The house was later sold and for most of the twentieth century was the headquarters of the Irish Land Commission. For some years it was considered as a possible residence for the Taoiseach (Prime Minister) of Ireland. It was, however, sold in the 1990s and is now a popular international hotel. The Merrion Hotel comprises a block of four houses in a terrace on Upper Merrion Street, of which Mornington House is the leftmost when viewed from the front. The houses were built in the 1760s by Charles Monck, 1st Viscount Monck for wealthy Irish merchants and nobility. He lived in No. 22, which became known as Monck House. The hotel also incorporates, as a separate business, Dublin's only 2-star Michelin restaurant, Restaurant Patrick Guilbaud.

The four houses forming the main house of the hotel are typical of domestic Georgian architecture in Ireland. The plain exteriors rely for effect on the carefully worked out classical proportions of the timber sash windows and their relation to the whole façade. The doorcases, with their varied treatment and intricate fanlights, were where the builder could impose some individuality on the building. In most other areas, the normal lease laid down strict requirements.

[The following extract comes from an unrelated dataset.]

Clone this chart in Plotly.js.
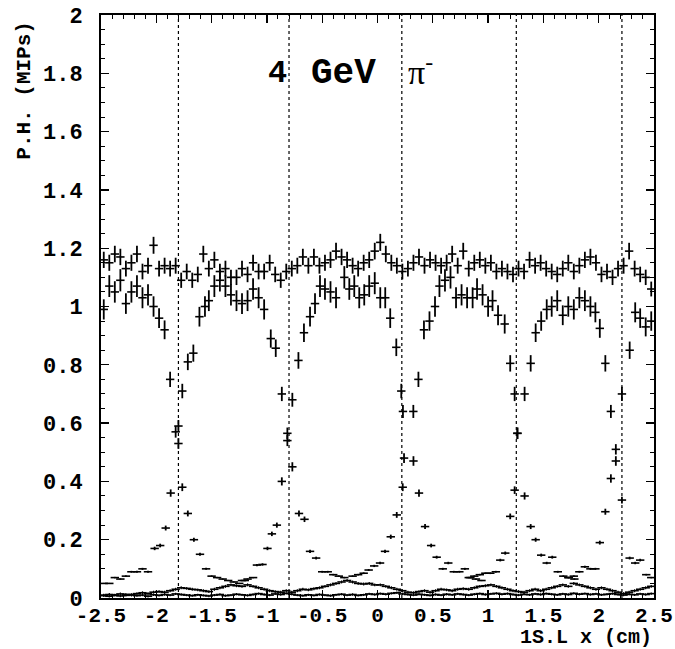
<!DOCTYPE html>
<html>
<head>
<meta charset="utf-8">
<script src="https://cdn.plot.ly/plotly-3.0.1.min.js"></script>
<style>html,body{margin:0;padding:0;background:#fff;}#chart{width:675px;height:649px;}</style>
</head>
<body>
<div id="chart"></div>
<script>
// ---- data ----
const gridX = [-2.475,-2.425,-2.375,-2.325,-2.275,-2.225,-2.175,-2.125,-2.075,-2.025,
 -1.975,-1.925,-1.875,-1.825,-1.775,-1.725,-1.675,-1.625,-1.575,-1.525,
 -1.475,-1.425,-1.375,-1.325,-1.275,-1.225,-1.175,-1.125,-1.075,-1.025,
 -0.975,-0.925,-0.875,-0.825,-0.775,-0.725,-0.675,-0.625,-0.575,-0.525,
 -0.475,-0.425,-0.375,-0.325,-0.275,-0.225,-0.175,-0.125,-0.075,-0.025,
 0.025,0.075,0.125,0.175,0.225,0.275,0.325,0.375,0.425,0.475,
 0.525,0.575,0.625,0.675,0.725,0.775,0.825,0.875,0.925,0.975,
 1.025,1.075,1.125,1.175,1.225,1.275,1.325,1.375,1.425,1.475,
 1.525,1.575,1.625,1.675,1.725,1.775,1.825,1.875,1.925,1.975,
 2.025,2.075,2.125,2.175,2.225,2.275,2.325,2.375,2.425,2.475];

const sumY = [1.16,1.15,1.18,1.17,1.13,1.15,1.18,1.12,1.14,1.21,1.13,1.14,1.13,1.14,
 1.09,1.12,1.09,1.11,1.18,1.13,1.16,1.12,1.13,1.10,1.10,1.13,1.11,1.15,1.12,1.12,1.15,1.11,1.09,1.12,
 1.13,1.14,1.17,1.14,1.17,1.14,1.15,1.16,1.19,1.17,1.16,1.14,1.13,1.15,1.16,1.19,1.22,1.18,1.15,1.14,
 1.12,1.13,1.15,1.17,1.14,1.16,1.15,1.14,1.15,1.18,1.14,1.19,1.13,1.15,1.16,1.14,1.15,1.12,1.13,1.12,
 1.11,1.13,1.12,1.16,1.14,1.15,1.13,1.12,1.11,1.13,1.15,1.12,1.14,1.16,1.17,1.15,1.11,1.12,1.10,
 1.13,1.14,1.19,1.13,1.11,1.10,1.06];

const s0X = [-2.475,-2.425,-2.375,-2.325,-2.275,-2.225,-2.175,-2.125,-2.075,-2.025,-1.975,-1.925,-1.875,-1.825,-1.80,-1.765,-1.715,-1.66,-1.605,-1.55,-1.50,-1.45,-1.40,-1.35,-1.30,-1.25,-1.20];
const s0Y = [0.99,1.07,1.05,1.09,1.01,1.05,1.07,1.03,1.04,1.00,0.96,0.92,0.75,0.57,0.53,0.38,0.29,0.20,0.15,0.10,0.075,0.07,0.065,0.06,0.055,0.05,0.06];

const s1X = [-2.475,-2.425,-2.375,-2.325,-2.275,-2.225,-2.175,-2.125,-2.075,-2.015,-1.965,-1.915,-1.87,-1.80,-1.765,-1.715,-1.665,-1.61,-1.56,-1.525,-1.475,-1.425,-1.375,-1.325,-1.275,-1.225,-1.175,-1.125,-1.075,-1.025,-0.965,-0.92,-0.865,-0.815,-0.77,-0.71,-0.66,-0.61,-0.555,-0.50,-0.45,-0.40,-0.35,-0.30];
const s1Y = [0.05,0.05,0.07,0.065,0.075,0.09,0.09,0.10,0.09,0.17,0.18,0.24,0.36,0.59,0.71,0.81,0.84,0.965,1.00,1.02,1.07,1.09,1.07,1.04,1.02,1.01,1.02,1.06,1.03,0.99,0.89,0.857,0.70,0.565,0.45,0.29,0.27,0.16,0.137,0.09,0.09,0.08,0.075,0.07];

const s2X = [-1.225,-1.175,-1.125,-1.09,-1.04,-0.995,-0.955,-0.91,-0.865,-0.815,-0.77,-0.715,-0.665,-0.61,-0.565,-0.52,-0.475,-0.425,-0.375,-0.30,-0.255,-0.21,-0.165,-0.12,-0.075,-0.025,0.025,0.07,0.115,0.17,0.215,0.23,0.325,0.375,0.43,0.485,0.535,0.59,0.64,0.69,0.74,0.79,0.84,0.89,0.94];
const s2Y = [0.06,0.065,0.07,0.113,0.115,0.17,0.22,0.25,0.40,0.54,0.68,0.815,0.91,0.965,1.01,1.07,1.06,1.05,1.03,1.10,1.06,1.07,1.03,1.04,1.07,1.08,1.03,1.03,0.96,0.86,0.71,0.64,0.47,0.36,0.245,0.18,0.14,0.10,0.12,0.09,0.09,0.10,0.07,0.065,0.06];

const s3X = [-0.225,-0.175,-0.125,-0.08,-0.03,0.023,0.068,0.12,0.174,0.228,0.24,0.324,0.37,0.42,0.47,0.52,0.56,0.61,0.66,0.71,0.76,0.81,0.86,0.90,0.95,1.00,1.04,1.09,1.15,1.20,1.24,1.265,1.33,1.385,1.43,1.48,1.53,1.58,1.63,1.68,1.73,1.78];
const s3Y = [0.075,0.08,0.085,0.096,0.11,0.12,0.16,0.21,0.285,0.38,0.48,0.64,0.75,0.92,0.95,1.00,1.07,1.09,1.10,1.03,1.04,1.03,1.03,1.06,1.04,1.00,1.02,0.97,0.94,0.805,0.70,0.565,0.35,0.245,0.20,0.147,0.12,0.14,0.09,0.075,0.07,0.065];

const s4X = [0.825,0.875,0.925,0.975,1.02,1.07,1.11,1.155,1.20,1.24,1.265,1.33,1.385,1.43,1.48,1.53,1.575,1.625,1.675,1.725,1.775,1.825,1.875,1.925,1.97,2.01,2.06,2.11,2.155,2.21,2.28,2.33,2.375,2.43,2.475];
const s4Y = [0.07,0.075,0.08,0.085,0.085,0.09,0.13,0.154,0.28,0.37,0.565,0.70,0.805,0.91,0.95,0.99,1.00,1.02,0.97,1.00,0.99,1.03,1.02,1.00,0.98,0.925,0.805,0.64,0.51,0.336,0.137,0.12,0.13,0.08,0.07];

const s5X = [1.725,1.775,1.825,1.875,1.925,1.97,2.01,2.06,2.11,2.155,2.21,2.28,2.33,2.375,2.425,2.475];
const s5Y = [0.07,0.075,0.09,0.107,0.10,0.10,0.19,0.296,0.41,0.47,0.70,0.85,0.98,0.96,0.93,0.95];

const nearY = [0.010,0.012,0.010,0.014,0.012,0.010,0.015,0.018,0.015,0.020,0.022,0.020,0.025,0.030,
 0.035,0.033,0.030,0.028,0.025,0.022,0.030,0.035,0.040,0.045,0.042,0.040,0.045,0.040,0.035,0.030,0.025,0.022,0.020,0.025,
 0.020,0.025,0.030,0.028,0.032,0.035,0.040,0.045,0.050,0.055,0.060,0.055,0.050,0.048,0.050,0.045,0.045,0.040,0.035,0.030,
 0.025,0.020,0.018,0.022,0.025,0.020,0.025,0.030,0.028,0.025,0.030,0.032,0.030,0.035,0.040,0.042,0.045,0.040,0.035,0.030,
 0.025,0.022,0.020,0.025,0.030,0.025,0.030,0.035,0.040,0.045,0.040,0.050,0.045,0.040,0.035,0.030,0.035,0.030,0.025,
 0.020,0.015,0.020,0.025,0.030,0.035,0.040];

const farY = [0.008,0.006,0.010,0.007,0.009,0.012,0.008,0.010,0.006,0.011,0.009,0.012,0.010,0.014,
 0.012,0.010,0.008,0.011,0.009,0.007,0.010,0.012,0.008,0.010,0.013,0.011,0.009,0.012,0.015,0.012,0.010,0.014,0.012,0.016,
 0.013,0.010,0.008,0.011,0.009,0.012,0.010,0.008,0.011,0.013,0.010,0.012,0.009,0.011,0.014,0.012,0.015,0.013,0.016,0.018,
 0.014,0.012,0.010,0.013,0.011,0.009,0.012,0.010,0.013,0.011,0.014,0.012,0.010,0.013,0.015,0.012,0.014,0.016,0.013,0.015,
 0.012,0.010,0.013,0.011,0.014,0.012,0.015,0.013,0.011,0.014,0.012,0.016,0.013,0.015,0.012,0.014,0.011,0.013,0.015,
 0.012,0.010,0.013,0.011,0.014,0.012,0.015,0.013];

const boundaries = [-1.80, -0.80, 0.22, 1.255, 2.21];
const xTickVals = [-2.5,-2,-1.5,-1,-0.5,0,0.5,1,1.5,2,2.5];
const xTickText = ['-2.5','-2','-1.5','-1','-0.5','0','0.5','1','1.5','2','2.5'];
const yTickVals = [0,0.2,0.4,0.6,0.8,1,1.2,1.4,1.6,1.8,2];
const yTickText = ['0','0.2','0.4','0.6','0.8','1','1.2','1.4','1.6','1.8','2'];

// ---- drawing ----
const MONO = 'Liberation Mono, Courier New, monospace';
function pts(x, y, err, isPct) {
  return {
    type: 'scatter', mode: 'markers', x: x, y: y, showlegend: false, hoverinfo: 'skip',
    marker: {symbol: 'line-ew', size: 6, color: '#000', line: {color: '#000', width: 1.6}},
    error_y: isPct ? {type: 'percent', value: err, visible: true, color: '#000', thickness: 1.8, width: 0}
                   : {type: 'constant', value: err, visible: true, color: '#000', thickness: 1.2, width: 0}
  };
}
const traces = [
  pts(gridX, sumY, 2.4, true),
  pts(s0X, s0Y, 3.5, true),
  pts(s1X, s1Y, 3.5, true),
  pts(s2X, s2Y, 3.5, true),
  pts(s3X, s3Y, 3.5, true),
  pts(s4X, s4Y, 3.5, true),
  pts(s5X, s5Y, 3.5, true),
  pts(gridX, nearY, 0.005, false),
  pts(gridX, farY, 0.004, false)
];
const shapes = boundaries.map(b => ({
  type: 'line', xref: 'x', yref: 'y', x0: b, x1: b, y0: 0, y1: 2,
  line: {color: '#000', width: 1.2, dash: 'dot'}
}));
const axisCommon = {
  showgrid: false, zeroline: false, showline: true, linecolor: '#000', linewidth: 2,
  mirror: 'ticks', ticks: 'inside', ticklen: 8, tickwidth: 1.3, tickcolor: '#000',
  tickmode: 'array', tickangle: 0,
  tickfont: {family: MONO, size: 22, color: '#000', weight: 'bold'}
};
const layout = {
  width: 675, height: 649,
  margin: {l: 101, r: 21, t: 15, b: 51},
  paper_bgcolor: '#fff', plot_bgcolor: '#fff',
  showlegend: false,
  xaxis: Object.assign({}, axisCommon, {
    range: [-2.5, 2.5], tickvals: xTickVals, ticktext: xTickText, ticklabelstandoff: -3,
    tickfont: {family: MONO, size: 21, color: '#000', weight: 'bold'},
    minor: {dtick: 0.1, tick0: -2.5, ticks: 'inside', ticklen: 4, tickcolor: '#000', tickwidth: 1}
  }),
  yaxis: Object.assign({}, axisCommon, {
    range: [0, 2], tickvals: yTickVals, ticktext: yTickText, ticklabelstandoff: 12,
    minor: {dtick: 0.05, tick0: 0, ticks: 'inside', ticklen: 4, tickcolor: '#000', tickwidth: 1}
  }),
  shapes: shapes,
  annotations: [
    {text: '1S.L x (cm)', xref: 'paper', yref: 'paper', x: 1, y: -0.067, xanchor: 'right', yanchor: 'middle',
     showarrow: false, font: {family: MONO, size: 20, color: '#000', weight: 'bold'}},
    {text: 'P.H. (MIPs)', xref: 'paper', yref: 'paper', x: -0.139, y: 0.993, xanchor: 'center', yanchor: 'top',
     textangle: -90, showarrow: false, font: {family: MONO, size: 21, color: '#000', weight: 'bold'}},
    {text: '4', xref: 'paper', yref: 'paper', x: 0.32, y: 0.899, xanchor: 'center', yanchor: 'middle',
     showarrow: false, font: {family: MONO, size: 32, color: '#000', weight: 'bold'}},
    {text: 'GeV', xref: 'paper', yref: 'paper', x: 0.439, y: 0.899, xanchor: 'center', yanchor: 'middle',
     showarrow: false, font: {family: MONO, size: 36, color: '#000', weight: 'bold'}},
    {text: 'π<sup>-</sup>', xref: 'paper', yref: 'paper', x: 0.578, y: 0.905, xanchor: 'center', yanchor: 'middle',
     showarrow: false, font: {family: 'Liberation Serif, serif', size: 34, color: '#000'}}
  ]
};
Plotly.newPlot('chart', traces, layout, {staticPlot: true, displayModeBar: false});
</script>
</body>
</html>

Internally, there were no such restrictions. This explains the wealth of varied plasterwork and woodwork contained in the houses. The architectural detail of the houses clearly indicates the progression of their construction. No. 21 has intricate rococo plasterwork and a particularly heavy staircase. The detail lightens as one progresses along the terrace, although No. 22, the first to be built, is an exception. Here the main stair hall and the principal reception rooms have much lighter detailing, in the neo-classical, Adam style. In the midst of this lighter decoration, there are examples of heavier detail, such as the intricate Corinthian cornice in the stairwell and the third floor room with coved ceilings and dramatic rococo plasterwork. Monck House was "modernised" in the late 18th century or the beginning of the 19th century.